— START OF INFORMATION PROVIDED —
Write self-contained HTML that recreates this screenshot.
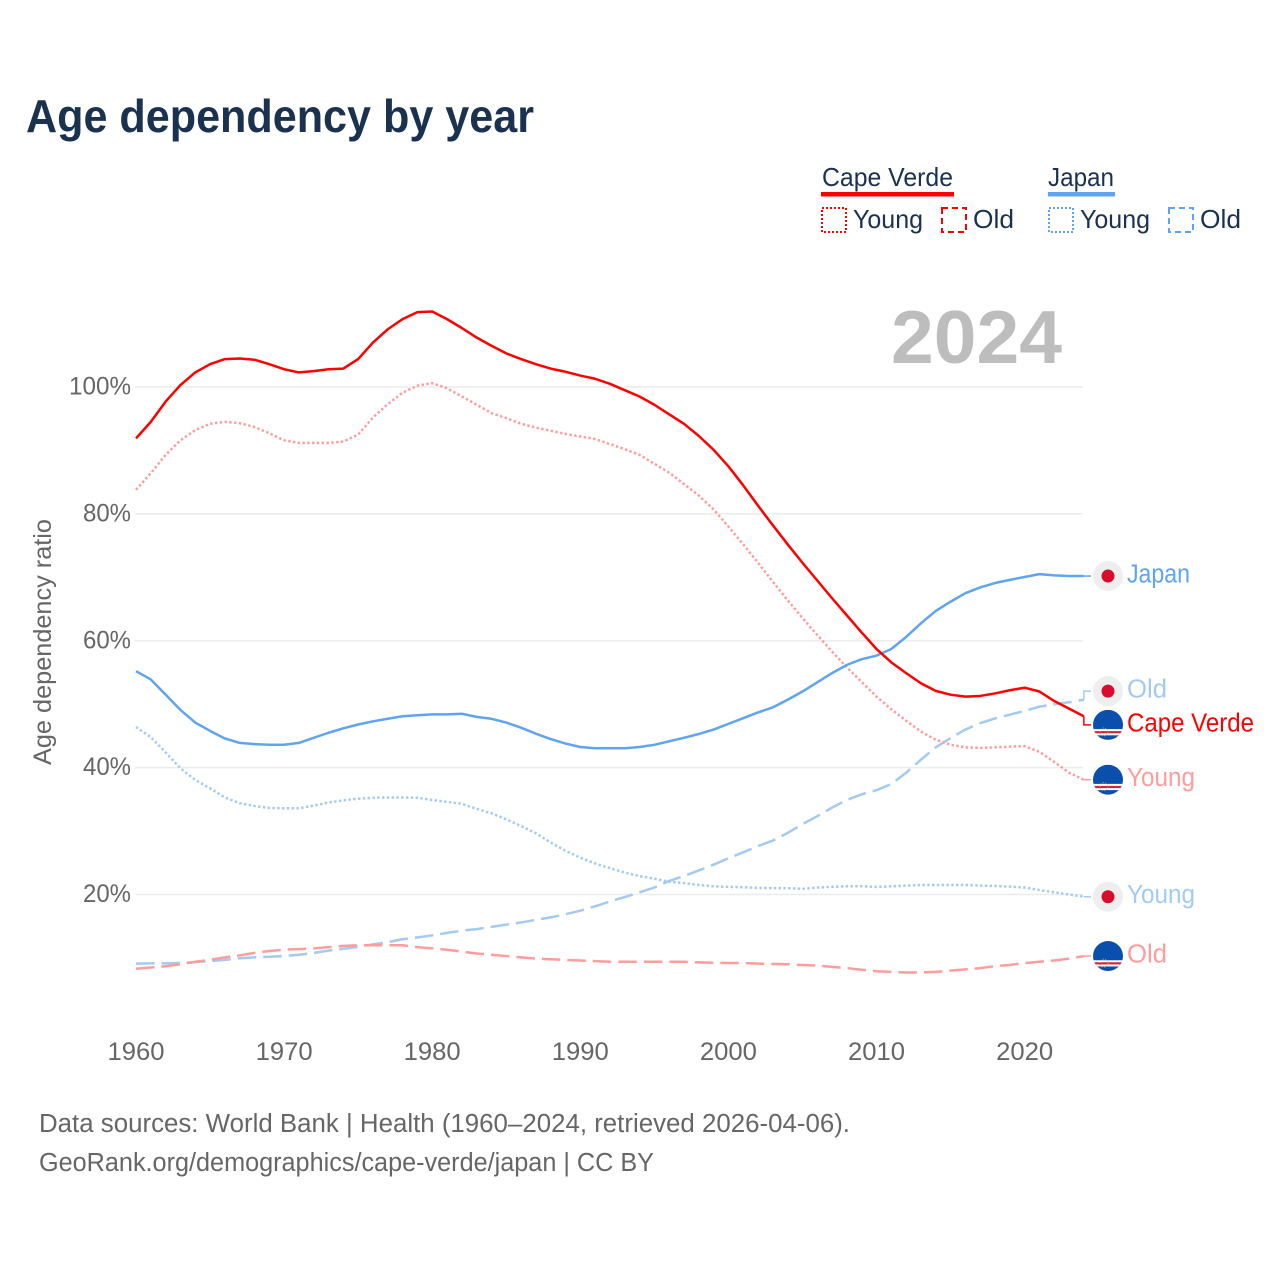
<!DOCTYPE html>
<html lang="en">
<head>
<meta charset="utf-8">
<title>Age dependency by year</title>
<style>
html,body{margin:0;padding:0;background:#fff;}
svg{display:block;font-family:"Liberation Sans",sans-serif;}
</style>
</head>
<body>
<svg id="chart" xmlns="http://www.w3.org/2000/svg" width="1280" height="1280" viewBox="0 0 1280 1280">
  <rect x="0" y="0" width="1280" height="1280" fill="#ffffff"/>
  <text x="26" y="132" font-size="46" font-weight="700" fill="#1a3150" textLength="508" lengthAdjust="spacingAndGlyphs">Age dependency by year</text>

  <g font-size="26" fill="#1a3150">
    <text x="822" y="186" textLength="131" lengthAdjust="spacingAndGlyphs">Cape Verde</text>
    <rect x="821" y="192" width="133" height="4.5" fill="#ff0000"/>
    <rect x="822" y="208" width="24" height="24" fill="none" stroke="#ff0000" stroke-width="2" stroke-dasharray="2 2"/>
    <text x="853" y="228" textLength="70" lengthAdjust="spacingAndGlyphs">Young</text>
    <rect x="942" y="208" width="24" height="24" fill="none" stroke="#ff0000" stroke-width="2" stroke-dasharray="6 4"/>
    <text x="973" y="228" textLength="41" lengthAdjust="spacingAndGlyphs">Old</text>

    <text x="1048" y="186" textLength="66" lengthAdjust="spacingAndGlyphs">Japan</text>
    <rect x="1048" y="192" width="67" height="4.5" fill="#5fa4ee"/>
    <rect x="1049" y="208" width="24" height="24" fill="none" stroke="#5fa4ee" stroke-width="2" stroke-dasharray="2 2"/>
    <text x="1080" y="228" textLength="70" lengthAdjust="spacingAndGlyphs">Young</text>
    <rect x="1169" y="208" width="24" height="24" fill="none" stroke="#5fa4ee" stroke-width="2" stroke-dasharray="6 4"/>
    <text x="1200" y="228" textLength="41" lengthAdjust="spacingAndGlyphs">Old</text>
  </g>

  <g id="grid"></g>
  <g id="yticks"></g>
  <g id="xticks"></g>

  <text transform="translate(51,642) rotate(-90)" text-anchor="middle" font-size="25" fill="#666666" textLength="246" lengthAdjust="spacingAndGlyphs">Age dependency ratio</text>
  <text x="891" y="363" font-size="75" font-weight="700" fill="#bdbdbd" textLength="171" lengthAdjust="spacingAndGlyphs">2024</text>

  <g id="series"></g>
  <g id="endlabels"></g>

  <text x="39" y="1132" font-size="25.5" fill="#666666" textLength="811" lengthAdjust="spacingAndGlyphs">Data sources: World Bank | Health (1960–2024, retrieved 2026-04-06).</text>
  <text x="39" y="1171" font-size="25.5" fill="#666666" textLength="615" lengthAdjust="spacingAndGlyphs">GeoRank.org/demographics/cape-verde/japan | CC BY</text>
</svg>

<script>
const years = [1960,1961,1962,1963,1964,1965,1966,1967,1968,1969,1970,1971,1972,1973,1974,1975,1976,1977,1978,1979,1980,1981,1982,1983,1984,1985,1986,1987,1988,1989,1990,1991,1992,1993,1994,1995,1996,1997,1998,1999,2000,2001,2002,2003,2004,2005,2006,2007,2008,2009,2010,2011,2012,2013,2014,2015,2016,2017,2018,2019,2020,2021,2022,2023,2024];

const capeVerdeTotal = [91.9,94.5,97.7,100.3,102.3,103.6,104.4,104.5,104.3,103.6,102.8,102.3,102.5,102.8,102.9,104.4,107.0,109.1,110.7,111.8,111.9,110.7,109.3,107.8,106.5,105.3,104.4,103.6,102.9,102.4,101.8,101.3,100.5,99.5,98.5,97.2,95.7,94.2,92.3,90.1,87.5,84.5,81.3,78.2,75.2,72.3,69.5,66.7,64.0,61.3,58.7,56.6,54.9,53.3,52.1,51.5,51.2,51.3,51.7,52.2,52.6,52.0,50.5,49.3,48.1];

const capeVerdeYoung = [83.8,86.4,89.3,91.6,93.2,94.2,94.5,94.3,93.7,92.7,91.6,91.2,91.2,91.2,91.4,92.5,95.2,97.3,99.1,100.2,100.6,99.8,98.5,97.2,95.9,95.1,94.2,93.6,93.1,92.6,92.2,91.8,91.0,90.2,89.3,87.9,86.5,84.7,82.9,80.7,78.0,75.2,72.3,69.3,66.4,63.6,60.9,58.3,55.8,53.5,51.2,49.2,47.4,45.7,44.4,43.6,43.2,43.1,43.2,43.3,43.4,42.5,40.9,39.2,38.1];

const capeVerdeOld = [8.3,8.5,8.7,9.0,9.4,9.7,10.1,10.4,10.8,11.1,11.3,11.4,11.5,11.7,11.9,12.0,12.0,12.0,12.0,11.7,11.5,11.3,11.0,10.7,10.5,10.3,10.1,9.9,9.8,9.7,9.6,9.5,9.4,9.4,9.4,9.4,9.4,9.4,9.3,9.25,9.2,9.2,9.1,9.05,9.0,8.9,8.8,8.6,8.4,8.15,7.9,7.8,7.7,7.7,7.8,8.0,8.2,8.4,8.7,8.9,9.2,9.4,9.6,9.9,10.3];

const japanTotal = [55.2,53.9,51.5,49.1,47.1,45.8,44.6,43.9,43.7,43.6,43.6,43.9,44.7,45.5,46.2,46.8,47.3,47.7,48.1,48.25,48.4,48.4,48.5,48.0,47.7,47.1,46.3,45.35,44.5,43.8,43.25,43.05,43.05,43.05,43.25,43.6,44.15,44.7,45.3,46.0,46.9,47.8,48.7,49.5,50.7,52.0,53.45,54.9,56.2,57.1,57.65,58.7,60.6,62.75,64.7,66.15,67.5,68.4,69.1,69.6,70.05,70.5,70.3,70.2,70.2];

const japanYoung = [46.4,44.8,42.4,39.9,38.05,36.75,35.3,34.4,33.95,33.65,33.6,33.6,34.0,34.5,34.85,35.1,35.25,35.3,35.3,35.25,34.9,34.6,34.3,33.5,32.8,31.85,30.8,29.65,28.2,26.9,25.8,24.9,24.15,23.45,22.9,22.5,22.0,21.8,21.5,21.3,21.2,21.15,21.05,21.0,21.0,20.9,21.1,21.2,21.3,21.3,21.2,21.3,21.4,21.5,21.5,21.5,21.5,21.4,21.35,21.25,21.1,20.7,20.35,20.0,19.65];

const japanOld = [9.1,9.15,9.15,9.2,9.35,9.5,9.7,9.95,10.1,10.2,10.3,10.5,10.8,11.15,11.45,11.75,12.15,12.5,12.95,13.25,13.55,13.95,14.3,14.55,14.9,15.25,15.6,16.0,16.4,16.9,17.45,18.15,18.9,19.6,20.35,21.1,22.15,22.9,23.8,24.7,25.7,26.65,27.65,28.5,29.7,31.1,32.35,33.7,34.9,35.8,36.45,37.4,39.2,41.25,43.2,44.65,46.0,47.0,47.75,48.35,48.95,49.6,50.0,50.3,50.7];

const yTickValues = [20,40,60,80,100];
const yTickLabels = ['20%','40%','60%','80%','100%'];
const xTickValues = [1960,1970,1980,1990,2000,2010,2020];
const xTickLabels = ['1960','1970','1980','1990','2000','2010','2020'];

const NS = 'http://www.w3.org/2000/svg';
const PX_PER_YEAR = 14.81, PX_PER_PCT = 6.344;
function xScale(year){ return 136 + (year - 1960) * PX_PER_YEAR; }
function yScale(v){ return 1021.4 - v * PX_PER_PCT; }
function make(tag, attrs, parent){
  const el = document.createElementNS(NS, tag);
  for (const k in attrs) el.setAttribute(k, attrs[k]);
  parent.appendChild(el);
  return el;
}

const RED = '#ff0000', RED_L = '#ff9c9c', BLUE = '#5fa4ee', BLUE_L = '#a3caf3';
const DOT = '2.4 2.4', DASH = '18.5 7';

const seriesList = [
  {key:'japan-young', label:'Young', country:'japan', values:japanYoung, color:BLUE_L, dash:DOT, w:2.5, tw:68},
  {key:'japan-old', label:'Old', country:'japan', values:japanOld, color:BLUE_L, dash:DASH, w:2.5, tw:40},
  {key:'cape-verde-young', label:'Young', country:'cv', values:capeVerdeYoung, color:RED_L, dash:DOT, w:2.5, tw:68},
  {key:'cape-verde-old', label:'Old', country:'cv', values:capeVerdeOld, color:RED_L, dash:DASH, w:2.5, tw:40},
  {key:'japan-total', label:'Japan', country:'japan', values:japanTotal, color:BLUE, dash:null, w:2.5, tw:63},
  {key:'cape-verde-total', label:'Cape Verde', country:'cv', values:capeVerdeTotal, color:RED, dash:null, w:2.5, tw:127}
];

/* gridlines and axis labels */
const gridG = document.getElementById('grid');
const yG = document.getElementById('yticks');
const xG = document.getElementById('xticks');
yTickValues.forEach(function(v, i){
  const line = make('line', {x1:135, x2:1083, y1:yScale(v), y2:yScale(v), stroke:'#ececec', 'stroke-width':1.5}, gridG);
  
  
  const widthPx = yTickLabels[i].length === 4 ? 62 : 48;
  const t = make('text', {x:131 - widthPx, y:yScale(v) + 7.5, 'font-size':25, fill:'#666666', textLength:widthPx, lengthAdjust:'spacingAndGlyphs'}, yG);
  
  
  t.textContent = yTickLabels[i];
});
xTickValues.forEach(function(v, i){
  const t = make('text', {x:xScale(v) - 28.5, y:1060, 'font-size':25, fill:'#666666', textLength:57, lengthAdjust:'spacingAndGlyphs'}, xG);
  
  
  t.textContent = xTickLabels[i];
});

/* series lines */
const seriesG = document.getElementById('series');
seriesList.forEach(function(s){
  const d = s.values.map(function(v, i){ return xScale(years[i]).toFixed(2) + ',' + yScale(v).toFixed(2); }).join(' ');
  const attrs = {points:d, fill:'none', stroke:s.color, 'stroke-width':s.w, 'stroke-linejoin':'round'};
  if (s.dash) attrs['stroke-dasharray'] = s.dash;
  const pl = make('polyline', attrs, seriesG);
  
  
});

/* end labels: dodge overlapping labels, then draw connector, flag, text */
const MIN_SEP = 33.8;
const ordered = seriesList.map(function(s){
  return {s:s, end:yScale(s.values[s.values.length - 1])};
}).sort(function(a, b){ return a.end - b.end; });
ordered.forEach(function(o){ o.ly = o.end; });
for (let i = 1; i < ordered.length; i++){
  const a = ordered[i - 1], b = ordered[i];
  if (b.ly - a.ly < MIN_SEP){
    const mid = (a.ly + b.ly) / 2;
    a.ly = mid - MIN_SEP / 2;
    b.ly = mid + MIN_SEP / 2;
  }
}
const labelG = document.getElementById('endlabels');
const xEnd = xScale(years[years.length - 1]);
ordered.forEach(function(o, idx){
  const s = o.s;
  const conn = make('polyline', {
    points: xEnd + ',' + o.end + ' ' + xEnd + ',' + o.ly + ' 1091,' + o.ly,
    fill:'none', stroke:s.color, 'stroke-width':1.5
  }, labelG);
  
  

  const flag = make('g', {transform:'translate(1108,' + o.ly + ')'}, labelG);
  
  
  if (s.country === 'japan'){
    make('circle', {r:15, fill:'#eeeeee'}, flag);
    make('circle', {r:6.5, fill:'#d80c2f'}, flag);
  } else {
    const clip = make('clipPath', {id:'cv-clip-' + idx}, flag);
    make('circle', {r:15}, clip);
    const inner = make('g', {'clip-path':'url(#cv-clip-' + idx + ')'}, flag);
    make('rect', {x:-15, y:-15, width:30, height:30, fill:'#0b4fad'}, inner);
    make('rect', {x:-15, y:4.2, width:30, height:6.2, fill:'#ffffff'}, inner);
    make('rect', {x:-15, y:6.2, width:30, height:2.2, fill:'#d6233c'}, inner);
    make('circle', {cx:-4, cy:7, r:4, fill:'none', stroke:'#d9c45a', 'stroke-width':0.8, 'stroke-dasharray':'1 1.5'}, inner);
  }

  const t = make('text', {x:1127, y:o.ly + 6.5, 'font-size':25.5, fill:s.color, textLength:s.tw, lengthAdjust:'spacingAndGlyphs'}, labelG);
  
  
  t.textContent = s.label;
});
</script>
</body>
</html>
— END OF INFORMATION PROVIDED —
STATED GOAL:
Every line from the start of the listing above through the line with "dependency by year</text>" should be repeated exactly; skip the pictures and add nothing else.

EXPECTED ANSWER:
Write self-contained HTML that recreates this screenshot.
<!DOCTYPE html>
<html lang="en">
<head>
<meta charset="utf-8">
<title>Age dependency by year</title>
<style>
html,body{margin:0;padding:0;background:#fff;}
svg{display:block;font-family:"Liberation Sans",sans-serif;}
</style>
</head>
<body>
<svg id="chart" xmlns="http://www.w3.org/2000/svg" width="1280" height="1280" viewBox="0 0 1280 1280">
  <rect x="0" y="0" width="1280" height="1280" fill="#ffffff"/>
  <text x="26" y="132" font-size="46" font-weight="700" fill="#1a3150" textLength="508" lengthAdjust="spacingAndGlyphs">Age dependency by year</text>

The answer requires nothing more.